"Napoli si è ripresa il trono. Questo Scudetto è un atto di restituzione storica"

24.05.2025

di Mario Garofalo

Ieri Napoli ha vinto lo Scudetto. E con questa vittoria, apparentemente sportiva, si è consumato un atto ben più profondo, radicale, irreversibile: Napoli si è ripresa ciò che le è sempre appartenuto. Non un trofeo. Non un applauso. Non una copertina. Ma la sua dignità storica. Il suo ruolo naturale di capitale morale, culturale, simbolica di un Sud che per troppo tempo è stato piegato, colonizzato, svuotato.

Non c'è nulla di retorico in queste parole. Chi conosce la storia d'Italia senza i filtri dei vincitori, lo sa bene: il Sud non è mai stato "arretrato". È stato reso tale. Prima invaso, poi impoverito. Prima umiliato, poi ridicolizzato. Ridotto a questione, a problema, a peso morto di un Paese che si è costruito l'unità sopra uno squilibrio, mai davvero risolto. Napoli, cuore pulsante del Mezzogiorno, è stata trasformata da capitale di civiltà e innovazione in simbolo di inefficienza e folklore. E il calcio, come ogni fenomeno popolare, ha riflettuto tutto questo.

Fino a ieri.

Ieri, Napoli ha smesso di chiedere. Ha smesso di aspettare. Ha smesso di sopportare. È salita sul campo della storia e si è ripresa il centro. Lo ha fatto con la testa, con il cuore, con il sangue. Con la forza antica di chi porta il peso di secoli sulle spalle e, nonostante tutto, cammina ancora.

Questo Scudetto non è solo la vittoria di una squadra: è la riaffermazione di una civiltà. Di un popolo che ha attraversato terremoti, esodi, silenzi, eppure ha mantenuto intatta la sua fierezza. È l'urlo potente di una città che non ha bisogno di elemosine, ma di riconoscimento. Non pretende vendetta, ma memoria.

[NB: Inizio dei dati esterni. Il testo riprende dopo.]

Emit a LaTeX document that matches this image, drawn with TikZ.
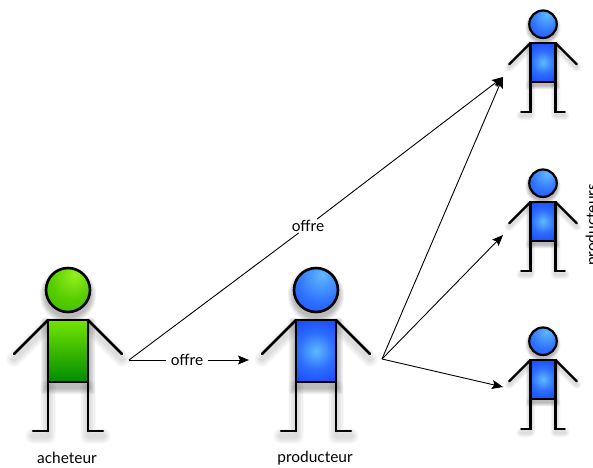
\documentclass[tikz,border=0pt]{standalone}
\usepackage{fontspec}
\setmainfont{Lato}
\usetikzlibrary{arrows.meta}
\definecolor{gcen}{RGB}{150,238,30}
\definecolor{gmid}{RGB}{85,205,0}
\definecolor{gedge}{RGB}{45,170,0}
\definecolor{gtop}{RGB}{115,228,0}
\definecolor{gbot}{RGB}{0,140,0}
\definecolor{bcen}{RGB}{95,185,255}
\definecolor{bmid}{RGB}{45,110,255}
\definecolor{bout}{RGB}{22,58,248}
\pgfdeclareradialshading{greenball}{\pgfpoint{7bp}{18bp}}{color(0bp)=(gcen);color(25bp)=(gmid);color(60bp)=(gedge);color(100bp)=(gedge)}
\pgfdeclareradialshading{blueball}{\pgfpoint{7bp}{18bp}}{color(0bp)=(bcen);color(28bp)=(bmid);color(62bp)=(bout);color(100bp)=(bout)}
\pgfdeclareradialshading{bluebody}{\pgfpointorigin}{color(0bp)=(bcen);color(12bp)=(bmid);color(27bp)=(bout);color(50bp)=(bout)}
\tikzset{
  x=1bp,y=-1bp,
  link/.style={draw=black,line width=0.9bp},
  linkarrow/.style={link,-{Stealth[length=11bp,width=9bp,inset=2bp]}},
  lbl/.style={font=\fontsize{15.5}{18}\selectfont,text=black,inner sep=1bp},
}
% #1 x, #2 y (top-centre of body), #3 scale, #4 head shading, #5 body fill, #6 line width
\newcommand{\figshape}[6]{%
  \begin{scope}[shift={(#1,#2)},scale=#3]
    \begin{scope}[shift={(0,5)}]
      \foreach \w in {16,14,12,10,8,6,4}{
        \draw[black,opacity=0.02,line width=\w*#3 bp,line cap=round,line join=round]
          (-20,0)--(-54,34) (20,0)--(54,34) (-20,62)--(-20,111)--(-35,111) (20,62)--(20,111)--(35,111);
        \fill[black,opacity=0.045] (0,-30) circle ({21+\w*0.45});
        \fill[black,opacity=0.045,rounded corners=2] ({-20-\w*0.45},{-\w*0.45}) rectangle ({20+\w*0.45},{62+\w*0.45});
      }
    \end{scope}
    \draw[black,line width=#6,line cap=round] (-20,0)--(-54,34);
    \draw[black,line width=#6,line cap=round] (20,0)--(54,34);
    \draw[black,line width=#6,line cap=round,line join=miter] (-20,62)--(-20,111)--(-35,111);
    \draw[black,line width=#6,line cap=round,line join=miter] (20,62)--(20,111)--(35,111);
    \path[shading=#4] (0,-30) circle (22);
    \draw[black,line width=#6] (0,-30) circle (22);
    #5
    \draw[black,line width=#6,line join=miter] (-20,0) rectangle (20,62);
  \end{scope}}
\newcommand{\bluefill}{\begin{scope}\clip (-20,0) rectangle (20,62);\path[shading=bluebody] (0,31) circle (38);\end{scope}}
\begin{document}
\begin{tikzpicture}
\useasboundingbox (0,0) rectangle (593,468);
\clip (0,0) rectangle (593,468);
\figshape{68}{320}{1}{greenball}{\shade[top color=gtop,bottom color=gbot] (-20,0) rectangle (20,62);}{2.6bp}
\figshape{316}{320}{1}{blueball}{\bluefill}{2.6bp}
\figshape{543}{43}{0.625}{blueball}{\bluefill}{2.2bp}
\figshape{543}{202}{0.625}{blueball}{\bluefill}{2.2bp}
\figshape{543}{360}{0.625}{blueball}{\bluefill}{2.2bp}
\coordinate (buyer) at (129,360);
\coordinate (prod) at (382,359);
\coordinate (t1) at (503,77);
\coordinate (t2) at (503,235);
\coordinate (t3) at (503,387);
\coordinate (pin) at (249,360);
\node[lbl,fill=white] (o1) at (308,226) {offre};
\node[lbl,fill=white,inner xsep=5bp] (o2) at (187,360) {offre};
\draw[link] (buyer) -- (o2);
\draw[linkarrow] (o2) -- (pin);
\draw[link] (buyer) -- (o1);
\draw[linkarrow] (o1) -- (t1);
\draw[linkarrow] (prod) -- (t1);
\draw[linkarrow] (prod) -- (t2);
\draw[linkarrow] (prod) -- (t3);
\node[lbl] (a) at (67,458) {acheteur};
\node[lbl] (p) at (315,458) {producteur};
\node[lbl,rotate=90,anchor=base] (ps) at (597,225) {producteurs};
\end{tikzpicture}
\end{document}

Chi ha scritto per anni la narrativa del Sud in ginocchio, del Sud che "non ce la fa", del Sud che deve solo tacere e ringraziare, oggi è costretto a riscrivere i propri copioni. Perché la realtà si è imposta con tutta la sua maestà. E ha un nome chiaro: Napoli.

Napoli ha dimostrato che si può eccellere senza appoggi. Che si può vincere con il lavoro, la visione, l'organizzazione. Ha mostrato all'Italia intera che il Sud non è soltanto una zavorra, ma può essere – è – un modello. Non di ricchezza ostentata, ma di resistenza colta. Di intelligenza non urlata. Di umanità che non si piega.

E non si cada nell'errore di ridurre tutto a una bella favola calcistica. Questo non è folklore. È una lezione. È la storia che torna a bussare alla porta del presente. È la geografia del potere che si incrina. È l'equilibrio narrativo che finalmente vacilla.

Io ieri non ho visto solo un trofeo.
Ho visto la mia città rientrare dalla finestra della storia, da cui era stata cacciata senza mai essere ascoltata.
Ho visto il Sud smettere di sognare la salvezza e cominciare a esercitare il potere della memoria.

Questo Scudetto è un titolo che brucia nelle mani di chi lo ha sempre negato, perché non si può derubricare a sport ciò che è, di fatto, una rivendicazione civile.

Oggi Napoli non festeggia. Oggi Napoli reclama.
Reclama la sua centralità.
La sua cultura.
La sua storia.
E, soprattutto, la sua dignità.

E lo fa senza alzare la voce.
Lo fa con la forza elegante di chi ha già vinto.